══ Data ══

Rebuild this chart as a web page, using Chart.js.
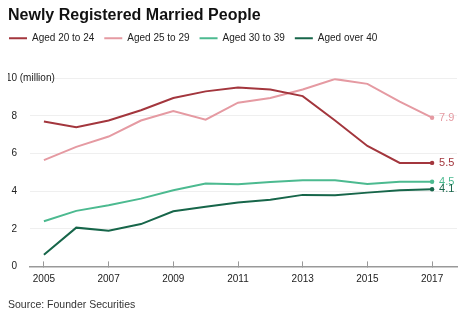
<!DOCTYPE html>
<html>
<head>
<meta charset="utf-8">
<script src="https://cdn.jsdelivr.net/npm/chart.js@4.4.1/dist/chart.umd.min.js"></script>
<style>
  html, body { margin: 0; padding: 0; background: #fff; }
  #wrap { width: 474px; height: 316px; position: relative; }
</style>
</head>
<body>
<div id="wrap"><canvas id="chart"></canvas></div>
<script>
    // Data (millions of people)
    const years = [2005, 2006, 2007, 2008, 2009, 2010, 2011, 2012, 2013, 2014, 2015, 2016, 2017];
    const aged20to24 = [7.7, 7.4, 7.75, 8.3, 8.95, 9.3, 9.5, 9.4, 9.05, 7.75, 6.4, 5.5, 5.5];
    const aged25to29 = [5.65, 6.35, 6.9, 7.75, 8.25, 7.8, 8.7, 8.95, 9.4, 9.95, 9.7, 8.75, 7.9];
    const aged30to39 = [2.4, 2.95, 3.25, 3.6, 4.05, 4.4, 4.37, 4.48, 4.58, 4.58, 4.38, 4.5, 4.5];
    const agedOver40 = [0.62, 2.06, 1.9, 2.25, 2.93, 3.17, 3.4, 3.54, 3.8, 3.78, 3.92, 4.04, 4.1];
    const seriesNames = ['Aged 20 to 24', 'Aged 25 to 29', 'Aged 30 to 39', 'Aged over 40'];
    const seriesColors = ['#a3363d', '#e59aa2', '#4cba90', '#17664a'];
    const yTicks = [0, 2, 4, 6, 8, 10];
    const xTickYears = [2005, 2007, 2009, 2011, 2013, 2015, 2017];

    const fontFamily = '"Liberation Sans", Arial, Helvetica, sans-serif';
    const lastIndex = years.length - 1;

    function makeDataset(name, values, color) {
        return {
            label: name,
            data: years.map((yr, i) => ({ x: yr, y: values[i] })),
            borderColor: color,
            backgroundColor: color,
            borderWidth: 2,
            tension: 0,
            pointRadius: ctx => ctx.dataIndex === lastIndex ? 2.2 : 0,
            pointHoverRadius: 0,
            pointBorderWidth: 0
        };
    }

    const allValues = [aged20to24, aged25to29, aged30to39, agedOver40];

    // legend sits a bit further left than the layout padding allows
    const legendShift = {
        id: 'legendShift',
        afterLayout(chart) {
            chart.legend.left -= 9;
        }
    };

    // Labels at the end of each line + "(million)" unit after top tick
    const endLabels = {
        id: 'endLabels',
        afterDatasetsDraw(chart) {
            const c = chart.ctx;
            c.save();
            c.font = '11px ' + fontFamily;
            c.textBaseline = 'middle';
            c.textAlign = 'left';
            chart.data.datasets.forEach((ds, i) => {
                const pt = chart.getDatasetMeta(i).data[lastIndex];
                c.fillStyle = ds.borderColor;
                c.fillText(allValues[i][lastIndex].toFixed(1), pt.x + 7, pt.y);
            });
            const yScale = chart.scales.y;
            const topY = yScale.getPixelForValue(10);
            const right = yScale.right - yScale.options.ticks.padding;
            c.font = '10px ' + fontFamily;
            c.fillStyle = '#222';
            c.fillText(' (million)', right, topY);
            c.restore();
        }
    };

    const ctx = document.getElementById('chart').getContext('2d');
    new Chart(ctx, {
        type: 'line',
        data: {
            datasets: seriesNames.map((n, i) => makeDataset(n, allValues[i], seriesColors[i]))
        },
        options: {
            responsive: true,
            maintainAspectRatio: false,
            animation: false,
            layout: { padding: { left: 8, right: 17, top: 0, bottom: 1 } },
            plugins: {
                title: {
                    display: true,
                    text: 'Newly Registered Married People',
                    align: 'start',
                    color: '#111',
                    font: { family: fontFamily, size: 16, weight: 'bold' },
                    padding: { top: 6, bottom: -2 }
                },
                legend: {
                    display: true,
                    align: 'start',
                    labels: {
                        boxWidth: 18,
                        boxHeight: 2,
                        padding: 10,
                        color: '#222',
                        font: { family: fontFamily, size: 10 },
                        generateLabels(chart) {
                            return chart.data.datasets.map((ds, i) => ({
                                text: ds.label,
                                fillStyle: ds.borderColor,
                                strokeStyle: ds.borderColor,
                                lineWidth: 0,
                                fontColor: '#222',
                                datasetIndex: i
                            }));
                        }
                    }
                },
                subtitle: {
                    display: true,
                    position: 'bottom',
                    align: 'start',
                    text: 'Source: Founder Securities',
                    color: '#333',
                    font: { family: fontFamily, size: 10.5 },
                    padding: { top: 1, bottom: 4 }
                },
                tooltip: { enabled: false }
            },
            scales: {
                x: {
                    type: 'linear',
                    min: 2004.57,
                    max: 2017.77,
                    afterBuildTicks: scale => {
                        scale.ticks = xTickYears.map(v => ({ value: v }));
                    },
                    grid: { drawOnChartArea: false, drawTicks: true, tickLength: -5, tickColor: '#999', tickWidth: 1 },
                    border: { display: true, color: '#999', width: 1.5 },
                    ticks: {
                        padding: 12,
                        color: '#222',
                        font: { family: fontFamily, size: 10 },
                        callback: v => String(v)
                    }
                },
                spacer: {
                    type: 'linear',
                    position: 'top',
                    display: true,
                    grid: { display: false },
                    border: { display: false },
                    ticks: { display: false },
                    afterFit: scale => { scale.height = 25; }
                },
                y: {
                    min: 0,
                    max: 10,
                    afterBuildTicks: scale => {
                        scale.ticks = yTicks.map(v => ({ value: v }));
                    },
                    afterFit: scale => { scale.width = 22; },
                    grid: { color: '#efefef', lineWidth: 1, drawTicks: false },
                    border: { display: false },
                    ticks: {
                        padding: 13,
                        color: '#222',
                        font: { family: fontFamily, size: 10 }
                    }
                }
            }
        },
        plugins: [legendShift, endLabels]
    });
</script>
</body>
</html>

═══

● **Goal**:
Leave the pictures out and output the rest of the listing exactly.

● **Final result**:
Rebuild this chart as a web page, using Chart.js.
<!DOCTYPE html>
<html>
<head>
<meta charset="utf-8">
<script src="https://cdn.jsdelivr.net/npm/chart.js@4.4.1/dist/chart.umd.min.js"></script>
<style>
  html, body { margin: 0; padding: 0; background: #fff; }
  #wrap { width: 474px; height: 316px; position: relative; }
</style>
</head>
<body>
<div id="wrap"><canvas id="chart"></canvas></div>
<script>
    // Data (millions of people)
    const years = [2005, 2006, 2007, 2008, 2009, 2010, 2011, 2012, 2013, 2014, 2015, 2016, 2017];
    const aged20to24 = [7.7, 7.4, 7.75, 8.3, 8.95, 9.3, 9.5, 9.4, 9.05, 7.75, 6.4, 5.5, 5.5];
    const aged25to29 = [5.65, 6.35, 6.9, 7.75, 8.25, 7.8, 8.7, 8.95, 9.4, 9.95, 9.7, 8.75, 7.9];
    const aged30to39 = [2.4, 2.95, 3.25, 3.6, 4.05, 4.4, 4.37, 4.48, 4.58, 4.58, 4.38, 4.5, 4.5];
    const agedOver40 = [0.62, 2.06, 1.9, 2.25, 2.93, 3.17, 3.4, 3.54, 3.8, 3.78, 3.92, 4.04, 4.1];
    const seriesNames = ['Aged 20 to 24', 'Aged 25 to 29', 'Aged 30 to 39', 'Aged over 40'];
    const seriesColors = ['#a3363d', '#e59aa2', '#4cba90', '#17664a'];
    const yTicks = [0, 2, 4, 6, 8, 10];
    const xTickYears = [2005, 2007, 2009, 2011, 2013, 2015, 2017];

    const fontFamily = '"Liberation Sans", Arial, Helvetica, sans-serif';
    const lastIndex = years.length - 1;

    function makeDataset(name, values, color) {
        return {
            label: name,
            data: years.map((yr, i) => ({ x: yr, y: values[i] })),
            borderColor: color,
            backgroundColor: color,
            borderWidth: 2,
            tension: 0,
            pointRadius: ctx => ctx.dataIndex === lastIndex ? 2.2 : 0,
            pointHoverRadius: 0,
            pointBorderWidth: 0
        };
    }

    const allValues = [aged20to24, aged25to29, aged30to39, agedOver40];

    // legend sits a bit further left than the layout padding allows
    const legendShift = {
        id: 'legendShift',
        afterLayout(chart) {
            chart.legend.left -= 9;
        }
    };

    // Labels at the end of each line + "(million)" unit after top tick
    const endLabels = {
        id: 'endLabels',
        afterDatasetsDraw(chart) {
            const c = chart.ctx;
            c.save();
            c.font = '11px ' + fontFamily;
            c.textBaseline = 'middle';
            c.textAlign = 'left';
            chart.data.datasets.forEach((ds, i) => {
                const pt = chart.getDatasetMeta(i).data[lastIndex];
                c.fillStyle = ds.borderColor;
                c.fillText(allValues[i][lastIndex].toFixed(1), pt.x + 7, pt.y);
            });
            const yScale = chart.scales.y;
            const topY = yScale.getPixelForValue(10);
            const right = yScale.right - yScale.options.ticks.padding;
            c.font = '10px ' + fontFamily;
            c.fillStyle = '#222';
            c.fillText(' (million)', right, topY);
            c.restore();
        }
    };

    const ctx = document.getElementById('chart').getContext('2d');
    new Chart(ctx, {
        type: 'line',
        data: {
            datasets: seriesNames.map((n, i) => makeDataset(n, allValues[i], seriesColors[i]))
        },
        options: {
            responsive: true,
            maintainAspectRatio: false,
            animation: false,
            layout: { padding: { left: 8, right: 17, top: 0, bottom: 1 } },
            plugins: {
                title: {
                    display: true,
                    text: 'Newly Registered Married People',
                    align: 'start',
                    color: '#111',
                    font: { family: fontFamily, size: 16, weight: 'bold' },
                    padding: { top: 6, bottom: -2 }
                },
                legend: {
                    display: true,
                    align: 'start',
                    labels: {
                        boxWidth: 18,
                        boxHeight: 2,
                        padding: 10,
                        color: '#222',
                        font: { family: fontFamily, size: 10 },
                        generateLabels(chart) {
                            return chart.data.datasets.map((ds, i) => ({
                                text: ds.label,
                                fillStyle: ds.borderColor,
                                strokeStyle: ds.borderColor,
                                lineWidth: 0,
                                fontColor: '#222',
                                datasetIndex: i
                            }));
                        }
                    }
                },
                subtitle: {
                    display: true,
                    position: 'bottom',
                    align: 'start',
                    text: 'Source: Founder Securities',
                    color: '#333',
                    font: { family: fontFamily, size: 10.5 },
                    padding: { top: 1, bottom: 4 }
                },
                tooltip: { enabled: false }
            },
            scales: {
                x: {
                    type: 'linear',
                    min: 2004.57,
                    max: 2017.77,
                    afterBuildTicks: scale => {
                        scale.ticks = xTickYears.map(v => ({ value: v }));
                    },
                    grid: { drawOnChartArea: false, drawTicks: true, tickLength: -5, tickColor: '#999', tickWidth: 1 },
                    border: { display: true, color: '#999', width: 1.5 },
                    ticks: {
                        padding: 12,
                        color: '#222',
                        font: { family: fontFamily, size: 10 },
                        callback: v => String(v)
                    }
                },
                spacer: {
                    type: 'linear',
                    position: 'top',
                    display: true,
                    grid: { display: false },
                    border: { display: false },
                    ticks: { display: false },
                    afterFit: scale => { scale.height = 25; }
                },
                y: {
                    min: 0,
                    max: 10,
                    afterBuildTicks: scale => {
                        scale.ticks = yTicks.map(v => ({ value: v }));
                    },
                    afterFit: scale => { scale.width = 22; },
                    grid: { color: '#efefef', lineWidth: 1, drawTicks: false },
                    border: { display: false },
                    ticks: {
                        padding: 13,
                        color: '#222',
                        font: { family: fontFamily, size: 10 }
                    }
                }
            }
        },
        plugins: [legendShift, endLabels]
    });
</script>
</body>
</html>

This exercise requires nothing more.